──────── LISTING

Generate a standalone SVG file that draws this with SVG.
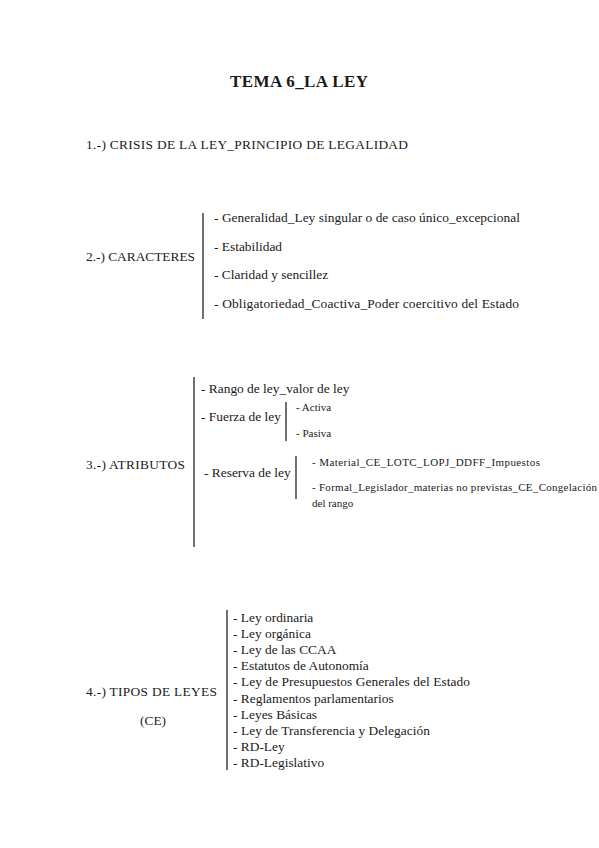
<svg xmlns="http://www.w3.org/2000/svg" width="599" height="848" viewBox="0 0 599 848">
<style>
text{font-family:"Liberation Serif","Times New Roman","DejaVu Serif",serif;fill:#1a1a1a;}
.t{font-size:17px;font-weight:bold;}
.h{font-size:13.4px;}
.i{font-size:13.4px;}
.s{font-size:11px;}
.br{stroke:#333;stroke-width:1.4;fill:none;}
</style>
<rect width="599" height="848" fill="#fff"/>
<g id="title"><text class="t" x="230" y="87" textLength="138" lengthAdjust="spacing">TEMA 6_LA LEY</text></g>
<g id="s1"><text class="h" x="86" y="149" textLength="322" lengthAdjust="spacing">1.-) CRISIS DE LA LEY_PRINCIPIO DE LEGALIDAD</text></g>
<g id="s2"><text class="h" x="86" y="261" textLength="109" lengthAdjust="spacing">2.-) CARACTERES</text></g>
<g id="s2-items">
<text class="i" x="214" y="222" textLength="306" lengthAdjust="spacing">- Generalidad_Ley singular o de caso único_excepcional</text>
<text class="i" x="214" y="251">- Estabilidad</text>
<text class="i" x="214" y="279">- Claridad y sencillez</text>
<text class="i" x="214" y="308" textLength="305" lengthAdjust="spacing">- Obligatoriedad_Coactiva_Poder coercitivo del Estado</text>
</g>
<g id="s3"><text class="h" x="86" y="469" textLength="99" lengthAdjust="spacing">3.-) ATRIBUTOS</text></g>
<g id="s3-rango"><text class="i" x="201" y="393">- Rango de ley_valor de ley</text></g>
<g id="s3-fuerza"><text class="i" x="201" y="421">- Fuerza de ley</text></g>
<g id="s3-fuerza-items">
<text class="s" x="296" y="411">- Activa</text>
<text class="s" x="296" y="437">- Pasiva</text>
</g>
<g id="s3-reserva"><text class="i" x="204" y="477">- Reserva de ley</text></g>
<g id="s3-reserva-items">
<text class="s" x="312" y="466" textLength="228" lengthAdjust="spacing">- Material_CE_LOTC_LOPJ_DDFF_Impuestos</text>
<text class="s" x="312" y="491" textLength="285" lengthAdjust="spacing">- Formal_Legislador_materias no previstas_CE_Congelación</text>
<text class="s" x="312" y="507">del rango</text>
</g>
<g id="s4">
<text class="h" x="86" y="696" textLength="131" lengthAdjust="spacing">4.-) TIPOS DE LEYES</text>
<text class="h" x="153" y="725" text-anchor="middle">(CE)</text>
</g>
<g id="s4-items">
<text class="i" x="233" y="622">- Ley ordinaria</text>
<text class="i" x="233" y="638">- Ley orgánica</text>
<text class="i" x="233" y="654">- Ley de las CCAA</text>
<text class="i" x="233" y="670">- Estatutos de Autonomía</text>
<text class="i" x="233" y="686" textLength="237" lengthAdjust="spacing">- Ley de Presupuestos Generales del Estado</text>
<text class="i" x="233" y="703">- Reglamentos parlamentarios</text>
<text class="i" x="233" y="719">- Leyes Básicas</text>
<text class="i" x="233" y="735" textLength="197" lengthAdjust="spacing">- Ley de Transferencia y Delegación</text>
<text class="i" x="233" y="751">- RD-Ley</text>
<text class="i" x="233" y="767">- RD-Legislativo</text>
</g>
<g id="connectors">
<line class="br" x1="203" y1="213" x2="203" y2="319"/>
<line class="br" x1="194" y1="377" x2="194" y2="547"/>
<line class="br" x1="286" y1="402" x2="286" y2="441"/>
<line class="br" x1="296" y1="456" x2="296" y2="499"/>
<line class="br" x1="227" y1="610" x2="227" y2="770"/>
</g>
</svg>
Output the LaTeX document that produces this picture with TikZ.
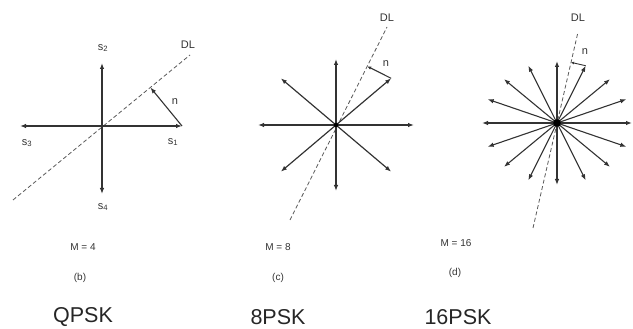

────────────────

GIVEN REQUEST ::
Write out the listing word for word, omitting the pictures it holds.

CORRECT OUTPUT ::
Generate a standalone SVG file that draws this with SVG.
<svg xmlns="http://www.w3.org/2000/svg" width="599" height="848" viewBox="0 0 599 848">
<style>
text{font-family:"Liberation Serif","Times New Roman","DejaVu Serif",serif;fill:#1a1a1a;}
.t{font-size:17px;font-weight:bold;}
.h{font-size:13.4px;}
.i{font-size:13.4px;}
.s{font-size:11px;}
.br{stroke:#333;stroke-width:1.4;fill:none;}
</style>
<rect width="599" height="848" fill="#fff"/>
<g id="title"><text class="t" x="230" y="87" textLength="138" lengthAdjust="spacing">TEMA 6_LA LEY</text></g>
<g id="s1"><text class="h" x="86" y="149" textLength="322" lengthAdjust="spacing">1.-) CRISIS DE LA LEY_PRINCIPIO DE LEGALIDAD</text></g>
<g id="s2"><text class="h" x="86" y="261" textLength="109" lengthAdjust="spacing">2.-) CARACTERES</text></g>
<g id="s2-items">
<text class="i" x="214" y="222" textLength="306" lengthAdjust="spacing">- Generalidad_Ley singular o de caso único_excepcional</text>
<text class="i" x="214" y="251">- Estabilidad</text>
<text class="i" x="214" y="279">- Claridad y sencillez</text>
<text class="i" x="214" y="308" textLength="305" lengthAdjust="spacing">- Obligatoriedad_Coactiva_Poder coercitivo del Estado</text>
</g>
<g id="s3"><text class="h" x="86" y="469" textLength="99" lengthAdjust="spacing">3.-) ATRIBUTOS</text></g>
<g id="s3-rango"><text class="i" x="201" y="393">- Rango de ley_valor de ley</text></g>
<g id="s3-fuerza"><text class="i" x="201" y="421">- Fuerza de ley</text></g>
<g id="s3-fuerza-items">
<text class="s" x="296" y="411">- Activa</text>
<text class="s" x="296" y="437">- Pasiva</text>
</g>
<g id="s3-reserva"><text class="i" x="204" y="477">- Reserva de ley</text></g>
<g id="s3-reserva-items">
<text class="s" x="312" y="466" textLength="228" lengthAdjust="spacing">- Material_CE_LOTC_LOPJ_DDFF_Impuestos</text>
<text class="s" x="312" y="491" textLength="285" lengthAdjust="spacing">- Formal_Legislador_materias no previstas_CE_Congelación</text>
<text class="s" x="312" y="507">del rango</text>
</g>
<g id="s4">
<text class="h" x="86" y="696" textLength="131" lengthAdjust="spacing">4.-) TIPOS DE LEYES</text>
<text class="h" x="153" y="725" text-anchor="middle">(CE)</text>
</g>
<g id="s4-items">
<text class="i" x="233" y="622">- Ley ordinaria</text>
<text class="i" x="233" y="638">- Ley orgánica</text>
<text class="i" x="233" y="654">- Ley de las CCAA</text>
<text class="i" x="233" y="670">- Estatutos de Autonomía</text>
<text class="i" x="233" y="686" textLength="237" lengthAdjust="spacing">- Ley de Presupuestos Generales del Estado</text>
<text class="i" x="233" y="703">- Reglamentos parlamentarios</text>
<text class="i" x="233" y="719">- Leyes Básicas</text>
<text class="i" x="233" y="735" textLength="197" lengthAdjust="spacing">- Ley de Transferencia y Delegación</text>
<text class="i" x="233" y="751">- RD-Ley</text>
<text class="i" x="233" y="767">- RD-Legislativo</text>
</g>
<g id="connectors">
<line class="br" x1="203" y1="213" x2="203" y2="319"/>
<line class="br" x1="194" y1="377" x2="194" y2="547"/>
<line class="br" x1="286" y1="402" x2="286" y2="441"/>
<line class="br" x1="296" y1="456" x2="296" y2="499"/>
<line class="br" x1="227" y1="610" x2="227" y2="770"/>
</g>
</svg>
Output the LaTeX document that produces this picture with TikZ.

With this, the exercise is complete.